I want to work with integer modulo 3 under addition in BitVec, so basically (a+b)%3. Note BitVec is much faster than integer so I want to make sure all operations are inside BitVec.
I would need to create bit vectors of size 3. This is because compute a+b would need 3 bits, although taking the modulus, the result is 2 bits.
For example, I would need to do the following.
a = BitVecVal(3, 3)
b = BitVecVal(3, 3)
simplify(URem(a+b,3))
However, it would be nice if I only have to use BitVec(2) through out.

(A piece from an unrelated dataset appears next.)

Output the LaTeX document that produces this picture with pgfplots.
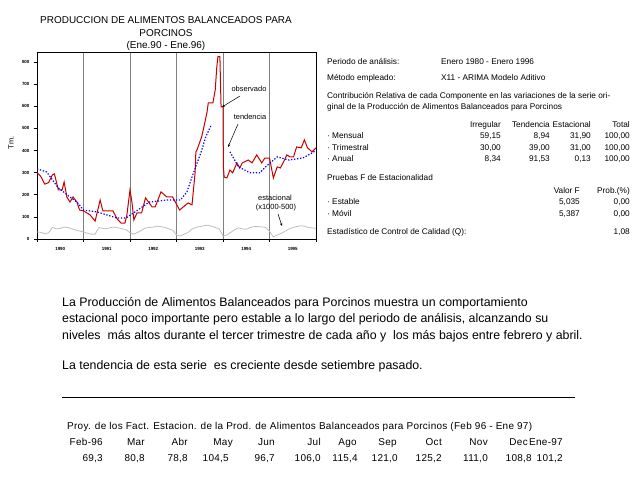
\documentclass[border=0pt]{standalone}
\usepackage{pgfplots}
\pgfplotsset{compat=1.18}
\usepackage{fontspec}
\setmainfont{Liberation Sans}
\newfontfamily\spaced[LetterSpace=3]{Liberation Sans}
\usetikzlibrary{arrows.meta}
\definecolor{obsred}{RGB}{200,0,0}
\definecolor{trblue}{RGB}{0,0,255}
\definecolor{segray}{RGB}{190,190,190}
\definecolor{gridgray}{RGB}{128,128,128}
\begin{document}
\begin{tikzpicture}
\path (0,0) rectangle (640bp,-480bp);
\begin{axis}[
 at={(37bp,-239bp)}, anchor=south west,
 scale only axis, width=279bp, height=187bp,
 xmin=0, xmax=72, ymin=0, ymax=845,
 xtick={6,18,30,42,54,66},
 xticklabels={1990,1991,1992,1993,1994,1995},
 major x tick style={draw=none},
 minor xtick={0,12,24,36,48,60,72},
 minor tick length=3bp,
 xminorgrids, minor x grid style={gridgray, line width=0.9bp},
 ytick={0,100,...,800},
 ytick pos=left, xtick pos=bottom,
 tick align=outside,
 major tick length=3bp,
 tick style={black, line width=0.6bp},
 ticklabel style={font=\fontsize{4.5}{5}\selectfont\bfseries},
 /pgf/number format/assume math mode=true,
 yticklabel style={xshift=-1bp},
 xticklabel style={yshift=-2bp},
 axis line style={line width=0.8bp},
 unbounded coords=jump,
]
\addplot[segray, line width=0.8bp] coordinates {
(0,32)(1,30)(2,24)(3,28)(4,52)(5,46)(6,48)(7,54)(8,52)(9,46)(10,40)(11,36)
(12,32)(13,26)(14,22)(15,22)(16,52)(17,48)(18,46)(19,52)(20,54)(21,50)(22,46)(23,42)
(24,28)(25,22)(26,30)(27,40)(28,50)(29,52)(30,54)(31,58)(32,56)(33,52)(34,46)(35,40)
(36,18)(37,14)(38,22)(39,30)(40,45)(41,52)(42,56)(43,60)(44,62)(45,58)(46,52)(47,46)
(48,14)(49,18)(50,30)(51,42)(52,50)(53,46)(54,44)(55,52)(56,56)(57,56)(58,55)(59,52)
(60,35)(61,9)(62,18)(63,25)(64,35)(65,45)(66,52)(67,56)(68,60)(69,58)(70,52)(71,50)(72,48)
};
\addplot[obsred, line width=1bp] coordinates {
(0,300)(1,282)(2,248)(3,255)(4,290)(4.5,294)(5.5,222)(6.5,222)(7,258)(7.7,190)
(8.5,167)(9.3,190)(10.3,167)(11,131)(12,127)(13.7,109)(15,81)(16.3,176)(17,127)
(19.6,127)(20.7,90)(21.7,72)(22.7,72)(23.2,109)(24,222)(24.5,167)(25,86)(25.8,118)
(27,118)(28,186)(29.7,145)(30.5,145)(32,213)(33.5,190)(35,190)(36.8,131)(39,163)
(40,154)(40.8,299)(41,394)(41.3,403)(42.5,462)(43.3,525)(43.9,575)(44.2,615)
(45.4,615)(46,674)(46.4,778)(46.7,824)(47.2,824)(47.5,597)(48,597)(48.1,326)
(48.3,280)(49,276)(49.8,312)(50.5,299)(51.6,344)(52.3,321)(53,344)(54.5,357)
(55.5,344)(56.7,380)(58,344)(58.8,366)(60,366)(61,276)(62,326)(62.8,321)(63.5,344)
(64.5,380)(65.3,371)(66.2,371)(67,416)(68.2,412)(69,448)(69.8,412)(71,394)(72,412)
};
\addplot[trblue, line width=1.2bp, dash pattern=on 1.3bp off 1.7bp] coordinates {
(0,317)(2.5,303)(5.5,231)(8.5,190)(10.3,167)(12,131)(15.5,122)(18,109)(20.6,95)
(23,95)(26,131)(29,167)(33.5,176)(37,176)(38.7,213)(40,280)(41.6,357)(42.5,400)
(43.5,460)(45,516)(46,nan)(49.8,394)(51,357)(52,326)(55,299)(57.5,299)(59,326)
(62,371)(65,357)(68.6,366)(71,389)(72,400)
};
\end{axis}
\begin{scope}[x=1bp,y=-1bp]
% title
\node[font=\fontsize{10}{12}\selectfont] at (166,20) {PRODUCCION DE ALIMENTOS BALANCEADOS PARA};
\node[font=\fontsize{10}{12}\selectfont] at (166,33) {PORCINOS};
\node[font=\fontsize{10}{12}\selectfont] at (166,46) {(Ene.90 - Ene.96)};
\node[font=\fontsize{7.5}{9}\selectfont, rotate=90] at (11,143) {Tm.};
% annotations
\node[font=\fontsize{7.5}{9}\selectfont] at (249,89) {observado};
\draw[line width=0.5bp, -{Stealth[length=3bp,width=2.5bp]}] (240,96) -- (222,107);
\node[font=\fontsize{7.5}{9}\selectfont] at (250,117) {tendencia};
\draw[line width=0.5bp, -{Stealth[length=3bp,width=2.5bp]}] (238,124) -- (228,147);
\node[font=\fontsize{7.5}{9}\selectfont] at (275,198) {estacional};
\node[font=\fontsize{7.5}{9}\selectfont] at (276,208) {(x1000-500)};
\draw[line width=0.5bp, -{Stealth[length=3bp,width=2.5bp]}] (278,214) -- (282,226);
% right text
\begin{scope}[every node/.style={font=\fontsize{8.3}{10}\selectfont, inner sep=0pt}]
\node[anchor=base west] at (327,64) {Periodo de análisis:};
\node[anchor=base west] at (441,64) {Enero 1980 - Enero 1996};
\node[anchor=base west] at (327,80) {Método empleado:};
\node[anchor=base west] at (441,80) {X11 - ARIMA Modelo Aditivo};
\node[anchor=base west] at (327,98) {Contribución Relativa de cada Componente en las variaciones de la serie ori-};
\node[anchor=base west] at (327,109) {ginal de la Producción de Alimentos Balanceados para Porcinos};
\node[anchor=base east] at (501,127) {Irregular};
\node[anchor=base east] at (550,127) {Tendencia};
\node[anchor=base east] at (591,127) {Estacional};
\node[anchor=base east] at (630,127) {Total};
\node[anchor=base west] at (327,138) {· Mensual};
\node[anchor=base east] at (501,138) {59,15};
\node[anchor=base east] at (550,138) {8,94};
\node[anchor=base east] at (591,138) {31,90};
\node[anchor=base east] at (630,138) {100,00};
\node[anchor=base west] at (327,150) {· Trimestral};
\node[anchor=base east] at (501,150) {30,00};
\node[anchor=base east] at (550,150) {39,00};
\node[anchor=base east] at (591,150) {31,00};
\node[anchor=base east] at (630,150) {100,00};
\node[anchor=base west] at (327,161) {· Anual};
\node[anchor=base east] at (501,161) {8,34};
\node[anchor=base east] at (550,161) {91,53};
\node[anchor=base east] at (591,161) {0,13};
\node[anchor=base east] at (630,161) {100,00};
\node[anchor=base west] at (327,180) {Pruebas F de Estacionalidad};
\node[anchor=base east] at (580,193) {Valor F};
\node[anchor=base east] at (630,193) {Prob.(\%)};
\node[anchor=base west] at (327,204) {· Estable};
\node[anchor=base east] at (580,204) {5,035};
\node[anchor=base east] at (630,204) {0,00};
\node[anchor=base west] at (327,216) {· Móvil};
\node[anchor=base east] at (580,216) {5,387};
\node[anchor=base east] at (630,216) {0,00};
\node[anchor=base west] at (327,234) {Estadístico de Control de Calidad (Q):};
\node[anchor=base east] at (630,234) {1,08};
\end{scope}
% paragraph
\begin{scope}[every node/.style={font=\fontsize{12.4}{14}\selectfont, inner sep=0pt, anchor=base west}]
\node at (62,306.5) {La Producción de Alimentos Balanceados para Porcinos muestra un comportamiento};
\node at (62,322.5) {estacional poco importante pero estable a lo largo del periodo de análisis, alcanzando su};
\node at (62,339.5) {niveles\ \ más altos durante el tercer trimestre de cada año y\ \ los más bajos entre febrero y abril.};
\node at (62,369.5) {La tendencia de esta serie\ \ es creciente desde setiembre pasado.};
\end{scope}
\draw[line width=0.7bp] (62,397) -- (575,397);
% projection table
\begin{scope}[every node/.style={font=\fontsize{10}{12}\spaced\selectfont, inner sep=0pt}]
\node[anchor=base west] at (67,429.5) {Proy. de los Fact. Estacion. de la Prod. de Alimentos Balanceados para Porcinos (Feb 96 - Ene 97)};
\foreach \xa/\xb/\mm/\vv in {103/103/Feb-96/{69,3},145/145/Mar/{80,8},188/188/Abr/{78,8},233/229/May/{104,5},275/275/Jun/{96,7},321/321/Jul/{106,0},357/358/Ago/{115,4},397/398/Sep/{121,0},442/442/Oct/{125,2},488/488/Nov/{111,0},528/532/Dec/{108,8},563/563/Ene-97/{101,2}}{
\node[anchor=base east] at (\xa,445.5) {\mm};
\node[anchor=base east] at (\xb,461.5) {\vv};
}
\end{scope}
\end{scope}
\end{tikzpicture}
\end{document}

Is there a way to do this?
Short answer is, no you can't, at least not easily. A bit-vector of size N encodes exactly
2^Nelements. Hence, whichever bit-vector size you choose, you can't represent exactly 3 elements. You'll have some "junk" left over even with 2-bits. This means that you have to "modify" each operation (by essentially applying remainder operation) to adjust the results properly. And none of that is going to be pretty, and if done haphazardly can cause efficiency issues.Since you didn't really tell us what your original problem is, it's hard to opine any further. If your "universe" is 3 elements wide, then a better alternative would be to just use an enumeration of those 3 elements. Then you can encode addition by applying the distributive law:
(a + b) mod 3 = ((a mod 3) + (b mod 3)) mod 3), and a similar law for multiplication. Perhaps that's sufficient to transform all your constraints? It all depends on what problem you're trying to solve. If you tell us more about your original problem, perhaps we can provide a more relevant answer.